Eglises d'Asie

Uttar Pradesh : la Haute Cour de justice de l’Etat ordonne des fouilles pour déterminer la présence éventuelle d’un temple hindou sous la mosquée détruite d’Ayodhya

Publié le 18/03/2010




Une décision prise le 5 mars dernier par la Haute Cour de justice de l’Etat d’Uttar Pradesh à propos du site controversé d’Ayodhya a suscité des réactions immédiates dans les milieux directement concernés. Le jugement prononcé par le tribunal indien ordonne de procéder à des fouilles sur les lieux de l’ancienne mosquée détruite pour vérifier si cette dernière avait été effectivement construite sur les ruines d’un temple hindou. C’est en effet ce que prétendaient les groupes hindouistes d’extrême droite qui, en 1992, avaient mené le sac de la mosquée d’Ayodhya, une démolition qui avait été suivie par des troubles opposant les hindous aux musulmans sur tout le territoire du pays et causant un millier de morts (1). Selon ces groupes, les musulmans qui, en 1528, avaient construit la mosquée sur le site d’Ayodhya pour honorer Baber (Zahir ud din Baber, 1483-1530), le fondateur de la dynastie des Moghols en Inde, avaient au préalable rasé un temple élevé sur les lieux mêmes de la naissance de la divinité Rama, un avatar de Vishnu. Cette décision a ravivé les craintes de beaucoup de voir se rallumer un conflit interreligieux qui a déjà fait de très nombreuses victimes. La Haute Cour de l’Uttar Pradesh a demandé à la commission d’enquête du Service archéologique de l’Inde, dépendant du gouvernement fédéral, d’entreprendre des fouilles sur le site controversé et de soumettre un rapport au tribunal infirmant ou confirmant l’existence d’un temple hindou. Le travail d’excavation qui devait commencer le 10 mars est accompagné de mesures de haute sécurité.

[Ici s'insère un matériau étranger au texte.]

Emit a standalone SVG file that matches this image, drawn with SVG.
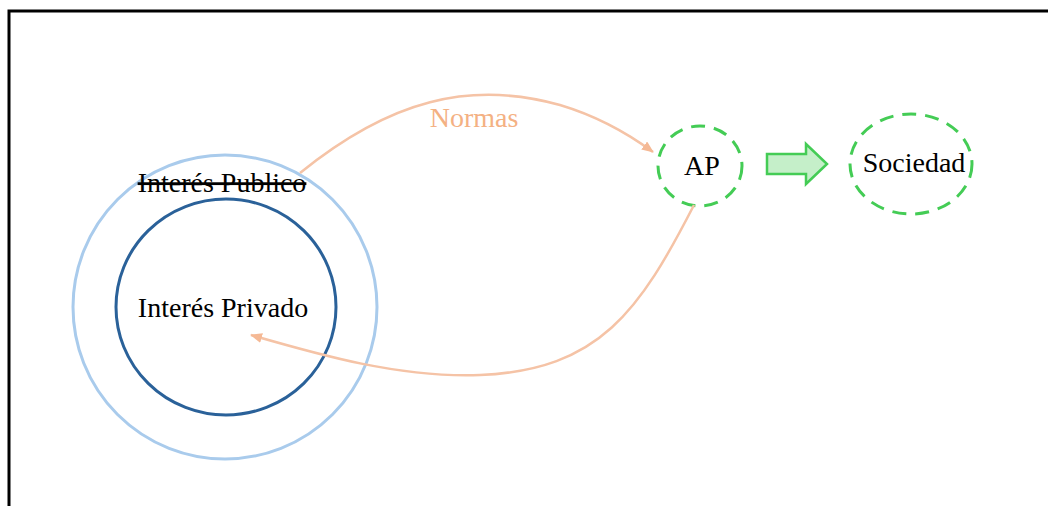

Le P. Babu Joseph, porte-parole de la Conférence épiscopale catholique de l’Inde, s’est déclaré préoccupé et a déclaré que “ces fouilles vont forcément avoir des répercussions sur le climat social de l’Inde”. Selon lui, le jugement de la Haute Cour ne peut qu’aggraver les tensions sociales dans le pays. “On ne peut édifier une société cohérente à partir de fouilles effectuées dans son passé… Le cours de l’histoire ne peut être renversé a-t-il fait remarquer. Il a souligné encore que, selon les réclamations exprimées par le Vishwa Hindu Parishad (Conseil mondial hindou, VHP), près de 30 000 lieux de culte musulmans ou chrétiens seraient bâtis sur le site d’anciens temples hindous. Il a souhaité que le regard de tous se tourne vers l’avenir, vers le progrès de l’humanité.

A la suite de la décision du tribunal, des dirigeants musulmans ainsi que certains éditoriaux de la gran-de presse ont appelé à la prudence et demandé à chacun de redoubler de vigilance. Syed Shahbuddin, ancien parlementaire et membre d’une grande association musulmane de l’Inde, a jugé que la décision prise par les juges de la Haute Cour n’était ni judicieuse ni raisonnable. Il a fait remarquer que le Service archéologique de l’Inde, à qui ont été confiées les fouilles, en tant que service gouvernemental, n’est pas une institution indépendante. L’actuel Vice Premier ministre, L.K. Advani, était l’un des dirigeants hindous impliqués dans la démolition de la mosquée. Lui et un de ses collègues sont encore aujourd’hui parmi les personnes mises en examen. En conséquence, Shahbuddin et son organisation ne s’opposent pas à la décision du tribunal mais demandent que les fouilles soient supervisées par une commission archéologique indépendante qui en évaluera les résultats.

Dans les milieux politiques de l’opposition et ailleurs, beaucoup d’objections ont été élevées contre les fouilles ordonnées par la Haute Cour. C’est ainsi qu’un ancien ministre fédéral de la Justice s’est demandé comment un fait historique vieux de plusieurs siècles pouvait intervenir dans les débats démocratiques actuels. Un archéologue, Suraj Bhan, a fait valoir que les recherches ne pourront jamais établir de façon indiscutable la destruction d’un temple hindou au XVIe siècle, mais elles serviront de dangereux précédent aux groupes sectaires qui exigeront encore plus de fouilles.

Les réactions sont, bien entendu, tout autres dans l’extrême droite hindoue. Celle-ci a fait bon accueil à la décision du tribunal, considérée comme le meilleur moyen de trancher la question de la propriété du site, en suspens depuis les événements de 1992. D’ores et déjà, les militants fondamentalistes font état d’une étude réalisée à l’aide d’un radar et d’un scanner par une entreprise géologique indo-canadienne qui apporterait la preuve d’une structure sous-jacente à la mosquée détruite.